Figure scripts

---+---

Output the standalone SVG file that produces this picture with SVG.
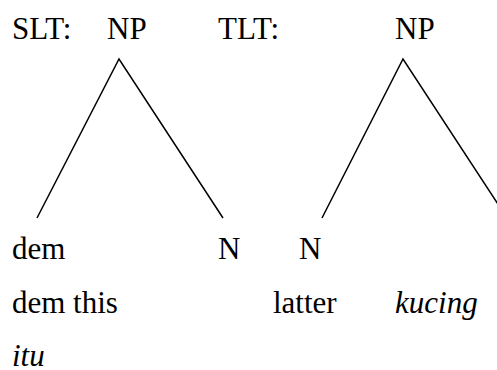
<svg xmlns="http://www.w3.org/2000/svg" width="497" height="370" viewBox="0 0 497 370">
  <style>
    .t { font-size: 31px; fill: #000; }
    .it { font-style: italic; }
    .edge { stroke: #000; stroke-width: 1.5; fill: none; stroke-linecap: butt; }
  </style>
  <rect width="497" height="370" fill="#fff"/>

  <!-- tree edges -->
  <g id="connectors">
    <polyline class="edge" points="37,218 119,59 223,218"/>
    <polyline class="edge" points="322,218 403,59 507,218"/>
  </g>

  <!-- labels, set in a Times-metric serif -->
  <g font-family="Liberation Serif, Times New Roman, Times, serif">
    <g id="slt-label"><text class="t" x="12" y="39">SLT:</text></g>
    <g id="slt-np"><text class="t" x="107" y="39">NP</text></g>
    <g id="tlt-label"><text class="t" x="218" y="39">TLT:</text></g>
    <g id="tlt-np"><text class="t" x="395" y="39">NP</text></g>

    <g id="slt-dem">
      <text class="t" x="12" y="259">dem</text>
      <text class="t" x="12" y="313">dem this</text>
      <text class="t it" x="12" y="366">itu</text>
    </g>
    <g id="slt-n"><text class="t" x="218" y="259">N</text></g>

    <g id="tlt-n">
      <text class="t" x="299" y="259">N</text>
      <text class="t" x="273" y="313">latter</text>
    </g>
    <g id="tlt-gloss"><text class="t it" x="395" y="313">kucing</text></g>
  </g>
</svg>
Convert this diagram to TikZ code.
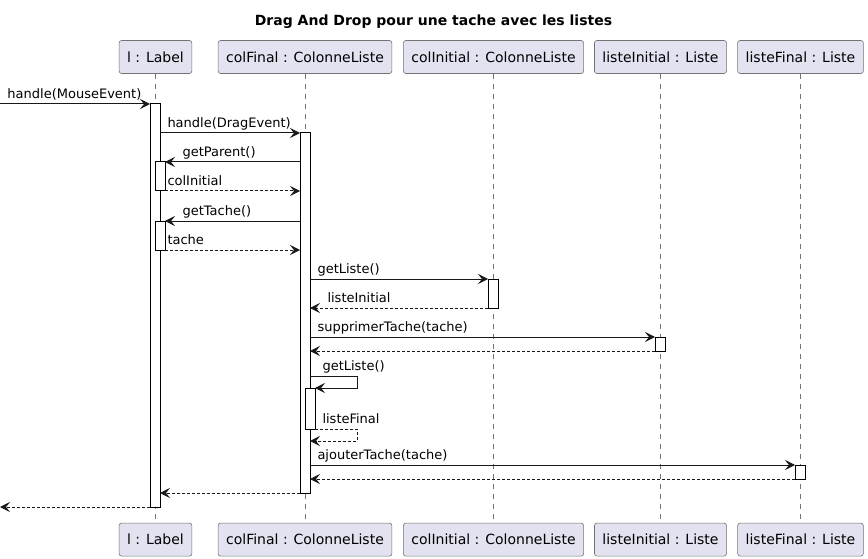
\documentclass[tikz,border=0pt]{standalone}
\usepackage{fontspec}
\setmainfont{DejaVu Sans}
\usetikzlibrary{arrows.meta,positioning}
\definecolor{partfill}{HTML}{E2E2F0}
\definecolor{partdraw}{HTML}{181818}
\tikzset{
    participant/.style = {draw=black!55, fill=partfill, line width=0.6pt, rounded corners=2.5pt, minimum height=33pt, inner xsep=8pt, font=\fontsize{14}{16}\selectfont},
    lifeline/.style = {draw=black!55, line width=0.6pt, dash pattern=on 5pt off 5pt},
    act/.style = {draw, fill=white, line width=1pt, minimum width=10pt, inner sep=0pt, outer sep=0pt, anchor=north},
    msg/.style = {-{Stealth[length=10pt, width=10pt, inset=4pt]}, line width=1pt, color=partdraw},
    ret/.style = {msg, dash pattern=on 3pt off 2pt},
    lbl/.style = {font=\fontsize{13}{15}\selectfont, inner sep=0pt, anchor=base west, text=black},
}

\begin{document}
\begin{tikzpicture}[x=1pt, y=-1pt, node distance=449pt]
    \useasboundingbox (0,0) rectangle (868,559);

    % Title
    \node[font=\fontsize{14}{16}\selectfont\bfseries] (title) at (433.5,22) {Drag And Drop pour une tache avec les listes};

    % Participants (top)
    \node[participant] (pL) at (155.5,57) {l : Label};
    \node[participant] (pCF) at (305,57) {colFinal : ColonneListe};
    \node[participant] (pCI) at (493.5,57) {colInitial : ColonneListe};
    \node[participant] (pLI) at (660.5,57) {listeInitial : Liste};
    \node[participant] (pLF) at (800.5,57) {listeFinal : Liste};

    % Participants (bottom)
    \node[participant, below=of pL] (pLb) {l : Label};
    \node[participant, below=of pCF] (pCFb) {colFinal : ColonneListe};
    \node[participant, below=of pCI] (pCIb) {colInitial : ColonneListe};
    \node[participant, below=of pLI] (pLIb) {listeInitial : Liste};
    \node[participant, below=of pLF] (pLFb) {listeFinal : Liste};

    % Lifelines
    \draw[lifeline] (pL) -- (pLb);
    \draw[lifeline] (pCF) -- (pCFb);
    \draw[lifeline] (pCI) -- (pCIb);
    \draw[lifeline] (pLI) -- (pLIb);
    \draw[lifeline] (pLF) -- (pLFb);

    % Activations
    \node[act, minimum height=403pt] (aL) at (155,104) {};
    \node[act, minimum height=29pt] (aL1) at (160,162) {};
    \node[act, minimum height=29pt] (aL2) at (160,221) {};
    \node[act, minimum height=360pt] (aC) at (305,133) {};
    \node[act, minimum height=41pt] (aC1) at (310,388) {};
    \node[act, minimum height=29pt] (aI) at (493,279) {};
    \node[act, minimum height=14pt] (aLI) at (660,337) {};
    \node[act, minimum height=14pt] (aLF) at (800,465) {};

    % Free ends
    \coordinate (in) at (0,104);
    \coordinate (out) at (0,507);
    \coordinate (self1) at (310,376);
    \coordinate (self2) at (310,441);

    % Messages
    \draw[msg] (in) -- node[lbl, pos=0, xshift=7pt, yshift=5.5pt] {handle(MouseEvent)} (aL.north west);
    \draw[msg] (aL.east |- aC.north) -- node[lbl, pos=0, xshift=7pt, yshift=5.5pt] {handle(DragEvent)} (aC.north west);
    \draw[msg] (aC.west |- aL1.north) -- node[lbl, pos=1, xshift=17pt, yshift=5.5pt] {getParent()} (aL1.north east);
    \draw[ret] (aL1.south east) -- node[lbl, pos=0, xshift=2pt, yshift=5.5pt] {colInitial} (aC.west |- aL1.south);
    \draw[msg] (aC.west |- aL2.north) -- node[lbl, pos=1, xshift=17pt, yshift=5.5pt] {getTache()} (aL2.north east);
    \draw[ret] (aL2.south east) -- node[lbl, pos=0, xshift=2pt, yshift=5.5pt] {tache} (aC.west |- aL2.south);
    \draw[msg] (aC.east |- aI.north) -- node[lbl, pos=0, xshift=7pt, yshift=5.5pt] {getListe()} (aI.north west);
    \draw[ret] (aI.south west) -- node[lbl, pos=1, xshift=17pt, yshift=5.5pt] {listeInitial} (aC.east |- aI.south);
    \draw[msg] (aC.east |- aLI.north) -- node[lbl, pos=0, xshift=7pt, yshift=5.5pt] {supprimerTache(tache)} (aLI.north west);
    \draw[ret] (aLI.south west) -- (aC.east |- aLI.south);
    \draw[msg] (self1) -- node[lbl, pos=0, xshift=12pt, yshift=5.5pt] {getListe()} ++(47,0) |- (aC1.north east);
    \draw[ret] (aC1.south east) -- node[lbl, pos=0, xshift=7pt, yshift=5.5pt] {listeFinal} ++(42,0) |- (self2);
    \draw[msg] (aC.east |- aLF.north) -- node[lbl, pos=0, xshift=7pt, yshift=5.5pt] {ajouterTache(tache)} (aLF.north west);
    \draw[ret] (aLF.south west) -- (aC.east |- aLF.south);
    \draw[ret] (aC.south west) -- (aL.east |- aC.south);
    \draw[ret] (aL.south west) -- (out);
\end{tikzpicture}
\end{document}
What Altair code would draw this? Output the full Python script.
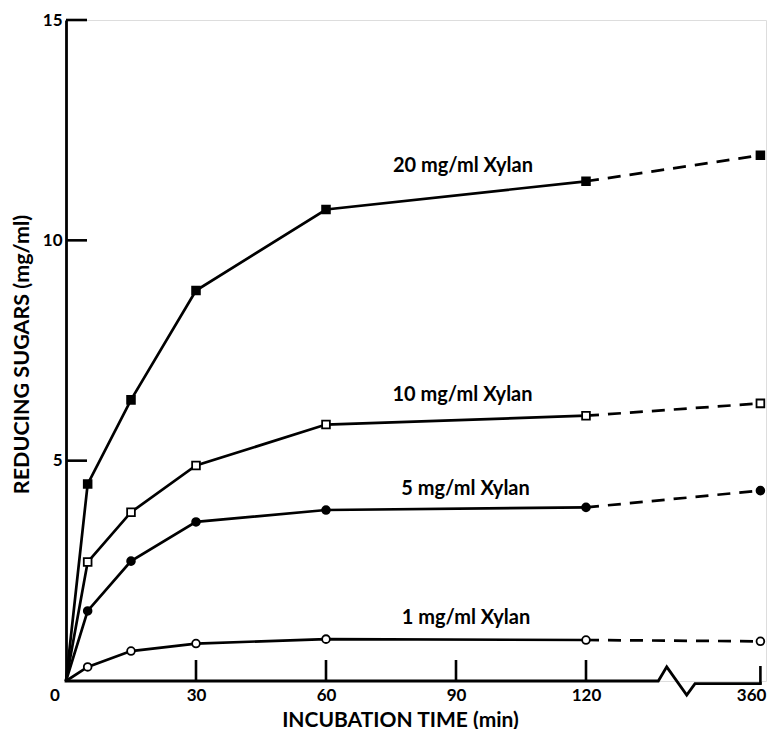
import altair as alt
import pandas as pd

# ---- data ----
times = [0, 5, 15, 30, 60, 120, 360]
series_names = ["20 mg/ml Xylan", "10 mg/ml Xylan", "5 mg/ml Xylan", "1 mg/ml Xylan"]
xylan_20 = [0, 4.47, 6.38, 8.86, 10.70, 11.34, 11.93]
xylan_10 = [0, 2.70, 3.83, 4.89, 5.82, 6.02, 6.30]
xylan_5 = [0, 1.59, 2.72, 3.61, 3.88, 3.94, 4.32]
xylan_1 = [0, 0.32, 0.68, 0.85, 0.95, 0.93, 0.90]
series_values = [xylan_20, xylan_10, xylan_5, xylan_1]

label_time = [91.6, 91.5, 92.2, 92.3]
label_sugar = [11.68, 6.49, 4.35, 1.43]

x_ticks = [30, 60, 90, 120]
x_tick_last = [360]
y_ticks = [5, 10, 15]

# x-axis line with the break zig-zag between 120 and 360
break_time = [0, 219.5, 231.1, 258.6, 270, 360]
break_level = [0, 0, 0.32, -0.32, -0.06, -0.06]

# ---- tables ----
solid_rows, dash_rows, point_rows = [], [], []
for name, vals in zip(series_names, series_values):
    for t, v in zip(times, vals):
        if t <= 120:
            solid_rows.append({"series": name, "t": t, "v": v})
        if t >= 120:
            dash_rows.append({"series": name, "t": t, "v": v})
        if t > 0:
            point_rows.append({"series": name, "t": t, "v": v})
solid_df = pd.DataFrame(solid_rows)
dash_df = pd.DataFrame(dash_rows)
point_df = pd.DataFrame(point_rows)
label_df = pd.DataFrame({"series": series_names, "t": label_time, "v": label_sugar})
xtick_df = pd.DataFrame({"t": x_ticks})
xlast_df = pd.DataFrame({"t": x_tick_last, "v": [-0.06], "s": [str(x) for x in x_tick_last]})
ytick_df = pd.DataFrame({"v": y_ticks})
axis_df = pd.DataFrame({"t": break_time, "v": break_level, "i": list(range(len(break_time)))})

FONT = "Lato"
xscale = alt.Scale(domain=[0, 120, 360], range=[0, 520, 694.4])
yscale = alt.Scale(domain=[0, 15], nice=False, zero=False)

x_axis = alt.Axis(
    values=x_ticks, domain=False, ticks=False, grid=False,
    labelFont=FONT, labelFontWeight="bold", labelFontSize=17, labelColor="black",
    labelPadding=6, labelFlush=False, labelOverlap=False, format="d",
    title="INCUBATION TIME (min)", titleFont=FONT, titleFontWeight="bold",
    titleFontSize=21, titleColor="black", titleX=334, titleY=39,
    titleAlign="center", titleBaseline="middle",
)
y_axis = alt.Axis(
    values=y_ticks, domain=True, domainColor="black", domainWidth=2.8,
    ticks=False, grid=False,
    labelFont=FONT, labelFontWeight="bold", labelFontSize=17, labelColor="black",
    labelPadding=4, labelFlush=False, labelOverlap=False,
    title="REDUCING SUGARS (mg/ml)", titleFont=FONT, titleFontWeight="bold",
    titleFontSize=21.5, titleColor="black", titleAngle=270, titleX=-44, titleY=334,
    titleAlign="center", titleBaseline="middle",
)

X = alt.X("t:Q", scale=xscale, axis=x_axis)
Y = alt.Y("v:Q", scale=yscale, axis=y_axis)

solid = alt.Chart(solid_df).mark_line(color="black", strokeWidth=2.7).encode(
    x=X, y=Y, detail="series:N", order="t:Q"
)
dashed = alt.Chart(dash_df).mark_line(color="black", strokeWidth=2.7, strokeDash=[13, 9]).encode(
    x=X, y=Y, detail="series:N", order="t:Q"
)
points = alt.Chart(point_df).mark_point(
    filled=True, stroke="black", strokeWidth=1.8, size=60, opacity=1
).encode(
    x=X, y=Y,
    shape=alt.Shape("series:N", scale=alt.Scale(domain=series_names,
                    range=["square", "square", "circle", "circle"]), legend=None),
    fill=alt.Fill("series:N", scale=alt.Scale(domain=series_names,
                  range=["black", "white", "black", "white"]), legend=None),
)
labels = alt.Chart(label_df).mark_text(
    font=FONT, fontWeight="bold", fontSize=20, color="black", align="center", baseline="middle"
).encode(x=X, y=Y, text="series:N")

x_axis_line = alt.Chart(axis_df).mark_line(color="black", strokeWidth=2.8, strokeCap="square").encode(
    x=X, y=Y, order="i:Q"
)
x_tick_marks = alt.Chart(xtick_df).mark_rule(color="black", strokeWidth=2.6).encode(
    x=X, y=alt.value(661), y2=alt.value(640)
)
x_last_tick = alt.Chart(xlast_df).mark_rule(color="black", strokeWidth=2.6).encode(
    x=X, y=Y, y2=alt.value(646)
)
x_last_label = alt.Chart(xlast_df).mark_text(
    font=FONT, fontWeight="bold", fontSize=17, color="black", align="right",
    baseline="middle", dx=6, dy=12
).encode(x=X, y=Y, text="s:N")
y_tick_marks = alt.Chart(ytick_df).mark_rule(color="black", strokeWidth=2.6).encode(
    y=Y, x=alt.value(0), x2=alt.value(21)
)
origin = alt.Chart(pd.DataFrame({"t": [0], "v": [0], "s": ["0"]})).mark_text(
    font=FONT, fontWeight="bold", fontSize=17, color="black", align="center",
    baseline="middle", dx=-11, dy=15
).encode(x=X, y=Y, text="s:N")

chart = alt.layer(
    x_axis_line, x_tick_marks, x_last_tick, y_tick_marks, solid, dashed, points,
    labels, origin, x_last_label
).properties(
    width=700, height=661,
    autosize=alt.AutoSizeParams(type="none"),
    padding={"left": 58, "top": 12, "right": 1, "bottom": 48},
).configure_view(stroke=None).configure(background="white")

chart.save("out.html", embed_options={"renderer": "svg", "actions": False})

---+---

Do this: What lines above run from the one with "What Altair code" to the one with "import pandas as pd"? Give them again exactly, ends included, and leave the pictures out.

Output for this task:
What Altair code would draw this? Output the full Python script.
import altair as alt
import pandas as pd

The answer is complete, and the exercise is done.